How Can I Prevent Getting Candle Wax Spills In The First Place?

Every candle enthusiast must have gone through the same thing. We’ve all been there.

But that doesn’t mean you can’t prevent wax spills from happening. Here are a few tips to save yourself from the stress of cleaning your wood furniture or floors next time.

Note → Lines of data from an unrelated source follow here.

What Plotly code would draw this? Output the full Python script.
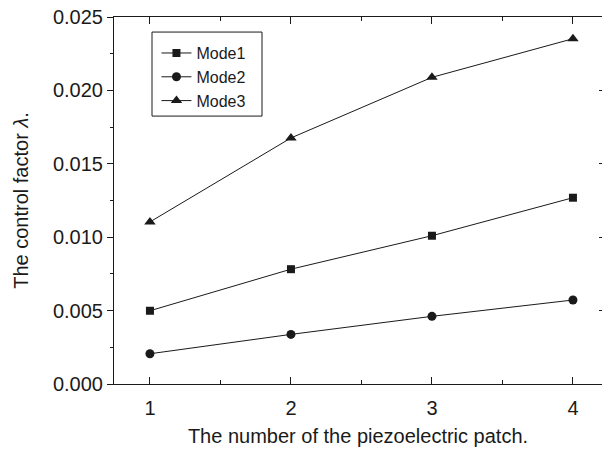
import plotly.graph_objects as go

x_vals = [1, 2, 3, 4]
mode1 = [0.00499, 0.00782, 0.01010, 0.01269]
mode2 = [0.00206, 0.00338, 0.00461, 0.00572]
mode3 = [0.01104, 0.01676, 0.02089, 0.02352]
series_names = ["Mode1", "Mode2", "Mode3"]
y_ticks = [0.000, 0.005, 0.010, 0.015, 0.020, 0.025]
y_ticktext = ["0.000", "0.005", "0.010", "0.015", "0.020", "0.025"]

FONT = "Liberation Sans, Arial, sans-serif"
INK = "#1a1a1a"

fig = go.Figure()
symbols = ["square", "circle", "triangle-up"]
sizes = [8, 9, 10]
for name, ys, sym, sz in zip(series_names, [mode1, mode2, mode3], symbols, sizes):
    fig.add_trace(go.Scatter(
        x=x_vals, y=ys, name=name, mode="lines+markers",
        line=dict(color=INK, width=1),
        marker=dict(symbol=sym, size=sz, color=INK),
    ))

# dummy trace for the right-hand tick axis
fig.add_trace(go.Scatter(x=[x_vals[0]], y=[y_ticks[0]], yaxis="y2", mode="markers",
                         marker=dict(opacity=0), showlegend=False, hoverinfo="skip"))

# legend frame
fig.add_shape(type="rect", xref="paper", yref="paper",
              x0=0.0779, x1=0.3033, y0=0.730, y1=0.959,
              line=dict(color=INK, width=1), fillcolor="rgba(0,0,0,0)", layer="above")

fig.update_layout(
    width=602, height=450,
    margin=dict(l=114, r=0, t=17, b=66),
    paper_bgcolor="white", plot_bgcolor="white",
    font=dict(family=FONT, color=INK, size=20),
    showlegend=True,
    legend=dict(
        x=0.087, y=0.948, xanchor="left", yanchor="top",
        borderwidth=0, bgcolor="rgba(0,0,0,0)",
        font=dict(size=16, family=FONT, color=INK),
        tracegroupgap=0,
    ),
    xaxis=dict(
        range=[0.745, 4.206], tickmode="array", tickvals=x_vals,
        ticktext=[str(v) for v in x_vals],
        ticks="inside", ticklen=7, tickwidth=1, tickcolor=INK,
        ticklabelstandoff=6,
        minor=dict(tickvals=[1.5, 2.5, 3.5], ticks="inside", ticklen=4, tickcolor=INK),
        showline=True, linecolor=INK, linewidth=1, mirror="ticks",
        showgrid=False, zeroline=False,
        tickfont=dict(size=20),
        title=dict(text="The number of the piezoelectric patch.", font=dict(size=20), standoff=10),
    ),
    yaxis=dict(
        range=[0, 0.025], tickmode="array", tickvals=y_ticks, ticktext=y_ticktext,
        ticks="outside", ticklen=6, tickwidth=1, tickcolor=INK,
        minor=dict(tickvals=[0.0025, 0.0075, 0.0125, 0.0175, 0.0225], ticks="outside",
                   ticklen=3, tickcolor=INK),
        showline=True, linecolor=INK, linewidth=1, mirror=False,
        showgrid=False, zeroline=False,
        tickfont=dict(size=20),
        title=dict(text="The control factor <i>λ</i>.", font=dict(size=20), standoff=18),
    ),
    yaxis2=dict(
        overlaying="y", side="right", range=[0, 0.025], tickmode="array",
        tickvals=y_ticks[1:-1], ticks="inside", ticklen=3, tickcolor=INK,
        showticklabels=False, showline=False, showgrid=False, zeroline=False,
    ),
)

fig.write_html("out.html")
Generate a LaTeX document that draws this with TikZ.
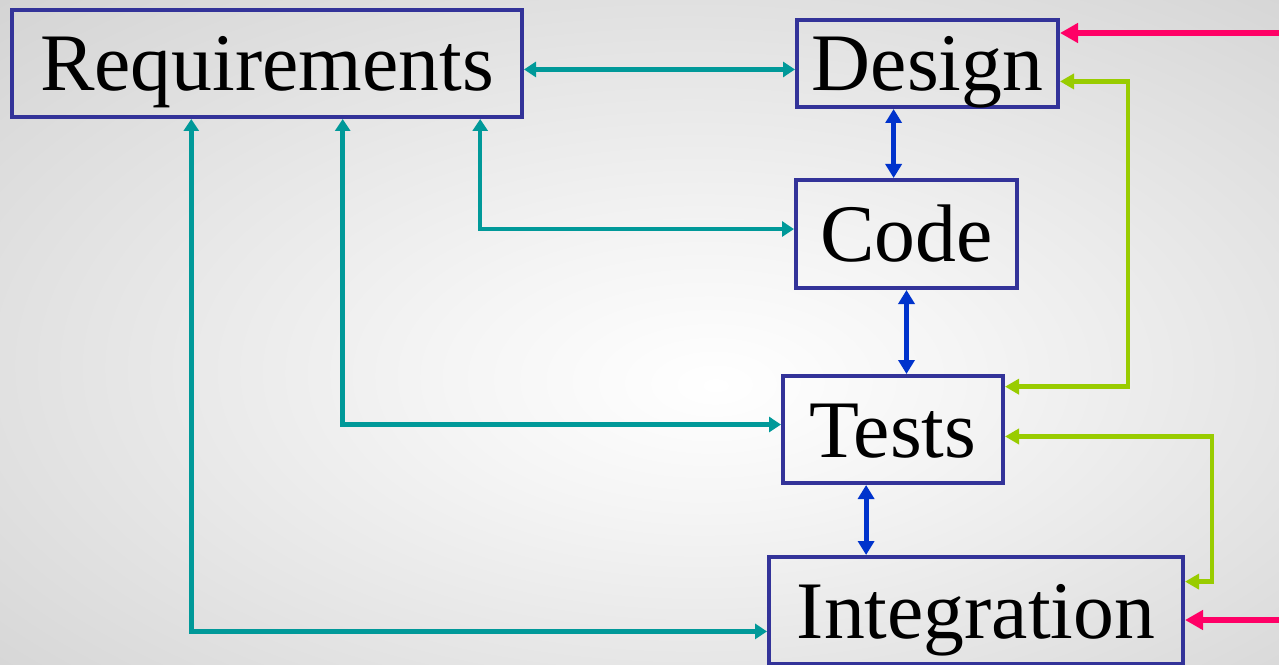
\documentclass[tikz,border=0pt]{standalone}
\usepackage{fontspec}
\setmainfont{Liberation Serif}
\usetikzlibrary{arrows.meta}
\definecolor{boxblue}{HTML}{333399}
\definecolor{tealc}{HTML}{009999}
\definecolor{bluec}{HTML}{0033CC}
\definecolor{greenc}{HTML}{99CC00}
\definecolor{pinkc}{HTML}{FF0066}
\pgfdeclareradialshading{slidebg}{\pgfpoint{3bp}{-4bp}}{color(0bp)=(white); color(10bp)=(gray!8); color(68bp)=(gray!62)}
\tikzset{
  phase/.style={draw=boxblue, line width=4bp, inner sep=0pt, text height=66bp, text depth=11bp,
    font=\fontsize{82}{82}\selectfont},
  tealline/.style={tealc, line width=4.5bp, {Triangle[length=12bp,width=15bp]}-{Triangle[length=12bp,width=15bp]}},
  blueline/.style={bluec, line width=5bp, {Triangle[length=14bp,width=16bp]}-{Triangle[length=14bp,width=16bp]}},
  greenline/.style={greenc, line width=4.5bp, {Triangle[length=14bp,width=15bp]}-{Triangle[length=14bp,width=15bp]}},
  pinkline/.style={pinkc, line width=5.5bp, -{Triangle[length=18bp,width=19bp]}}
}
\begin{document}
\begin{tikzpicture}[x=1bp, y=-1bp]
\useasboundingbox (0,0) rectangle (1279,665);
\shade[shading=slidebg] (0,0) rectangle (1279,665);

\node[phase, minimum width=510bp, minimum height=107bp] (req) at (267,63.5) {Requirements};
\node[phase, minimum width=261bp, minimum height=87bp] (design) at (927.5,63.5) {Design};
\node[phase, minimum width=221bp, minimum height=108bp] (code) at (906.5,234) {Code};
\node[phase, minimum width=220bp, minimum height=107bp] (tests) at (893,429.5) {Tests};
\node[phase, minimum width=414bp, minimum height=107bp] (integ) at (976,610.5) {Integration};

% requirements feed every phase
\draw[tealline] ([yshift=-6]req.east) -- ([yshift=-6]req.east -| design.west);
\draw[tealline] ([xshift=214]req.south) |- ([yshift=5]code.west);
\draw[tealline] ([xshift=76]req.south) |- ([yshift=5]tests.west);
\draw[tealline] ([xshift=-76]req.south) |- ([yshift=-21]integ.west);

% phase to phase
\draw[blueline] ([xshift=-34]design.south) -- ([xshift=-34]design.south |- code.north);
\draw[blueline] (code.south) -- (code.south |- tests.north);
\draw[blueline] ([xshift=-27]tests.south) -- ([xshift=-27]tests.south |- integ.north);

\draw[greenline] ([yshift=-18]design.east) -- ++(68,0) |- ([yshift=43]tests.east);
\draw[greenline] ([yshift=-7]tests.east) -- ++(207,0) |- ([yshift=29]integ.east);

\coordinate (inA) at (1279,33);
\coordinate (inB) at (1279,620);
\draw[pinkline] (inA) -- (inA -| design.east);
\draw[pinkline] (inB) -- (inB -| integ.east);
\end{tikzpicture}
\end{document}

  • As a candle burns the wax liquefies. This liquid layer is prone to spilling if you move the candle suddenly. So, when you extinguish your candle, ensure to let it cool down and solidify first before moving it.
  • Learn how to put out candle flames properly. Blowing the flame risks spillage of the wax.
  • Keep your candles in a safe place while burning. Candles catching more dust particles burn unevenly, which can cause more wax dripping. Burn your candles ideally in an area with a low movement of air and minimal dust.
  • Use a container for your candles. A pretty simple tip, but if you have a candle container to collect any dripping wax, your problem will be solved from the very start.

Remember These Tips

  • Melted wax is hot and malleable. Fight the urge to quickly clean it up. Let fresh wax harden first naturally or with ice.
  • Once the wax is solid, attend to it as soon as possible. Remember that the longer you let wax sit, the harder it gets to remove and the deeper it may absorb into unfinished wood surfaces.
  • Don’t use anything metal or abrasive to remove the wax. Choose something plastic, like an unused credit card or a plastic spoon to minimize the risk of scratching the wood.
  • Always set the iron or hairdryer on a low to medium setting. Direct heat on wood can lead to minor burning and warping.
  • Don’t use wax-removing products with mineral spirits. This creates more harm than good. While mineral spirits can lift off the wax, they can also work against the protective seal of your wood and leave it unprotected.